• [DATA PROVIDED]:
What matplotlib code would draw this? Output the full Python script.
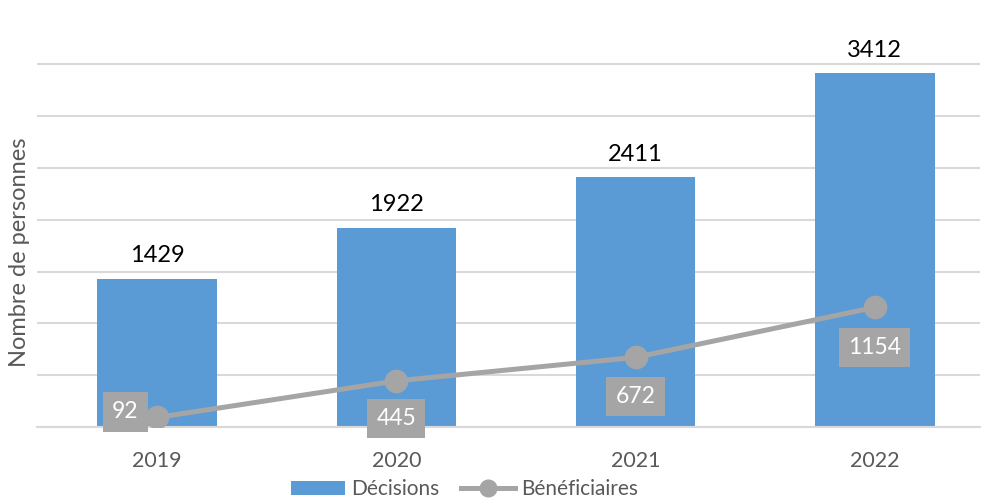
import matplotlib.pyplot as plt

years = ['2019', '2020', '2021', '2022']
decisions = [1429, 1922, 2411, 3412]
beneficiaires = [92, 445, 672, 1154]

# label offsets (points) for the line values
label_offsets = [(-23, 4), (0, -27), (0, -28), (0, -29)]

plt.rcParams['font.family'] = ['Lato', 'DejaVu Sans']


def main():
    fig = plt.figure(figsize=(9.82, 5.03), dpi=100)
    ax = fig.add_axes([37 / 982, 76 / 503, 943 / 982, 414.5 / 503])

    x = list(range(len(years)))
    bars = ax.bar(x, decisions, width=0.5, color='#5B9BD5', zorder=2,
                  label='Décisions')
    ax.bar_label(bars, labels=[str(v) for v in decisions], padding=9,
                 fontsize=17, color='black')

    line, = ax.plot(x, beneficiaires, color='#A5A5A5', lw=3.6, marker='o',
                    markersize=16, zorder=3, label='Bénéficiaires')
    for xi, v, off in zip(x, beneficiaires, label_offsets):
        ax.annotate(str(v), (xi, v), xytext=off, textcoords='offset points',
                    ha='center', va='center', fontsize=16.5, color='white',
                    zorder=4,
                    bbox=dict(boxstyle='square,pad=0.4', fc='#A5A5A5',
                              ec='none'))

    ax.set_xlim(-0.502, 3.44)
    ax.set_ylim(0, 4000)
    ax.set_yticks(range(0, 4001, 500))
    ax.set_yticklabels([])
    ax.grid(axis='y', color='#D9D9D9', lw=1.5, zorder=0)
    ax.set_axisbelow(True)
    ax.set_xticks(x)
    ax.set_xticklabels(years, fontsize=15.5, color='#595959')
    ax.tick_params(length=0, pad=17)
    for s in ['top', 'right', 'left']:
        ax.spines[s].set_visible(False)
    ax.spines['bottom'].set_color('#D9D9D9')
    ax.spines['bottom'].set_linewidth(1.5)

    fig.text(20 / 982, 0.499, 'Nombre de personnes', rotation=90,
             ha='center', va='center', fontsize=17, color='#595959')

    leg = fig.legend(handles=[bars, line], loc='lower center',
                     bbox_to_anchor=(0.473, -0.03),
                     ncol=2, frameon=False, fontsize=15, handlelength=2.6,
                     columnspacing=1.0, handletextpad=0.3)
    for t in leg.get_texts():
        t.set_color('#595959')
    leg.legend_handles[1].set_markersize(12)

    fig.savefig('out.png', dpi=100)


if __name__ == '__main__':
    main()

• [EXERCISE BRIEF]: Search the listing for the word "matplotlib" and return each line that holds it.

• [ANSWER TO THE TASK]:
What matplotlib code would draw this? Output the full Python script.
import matplotlib.pyplot as plt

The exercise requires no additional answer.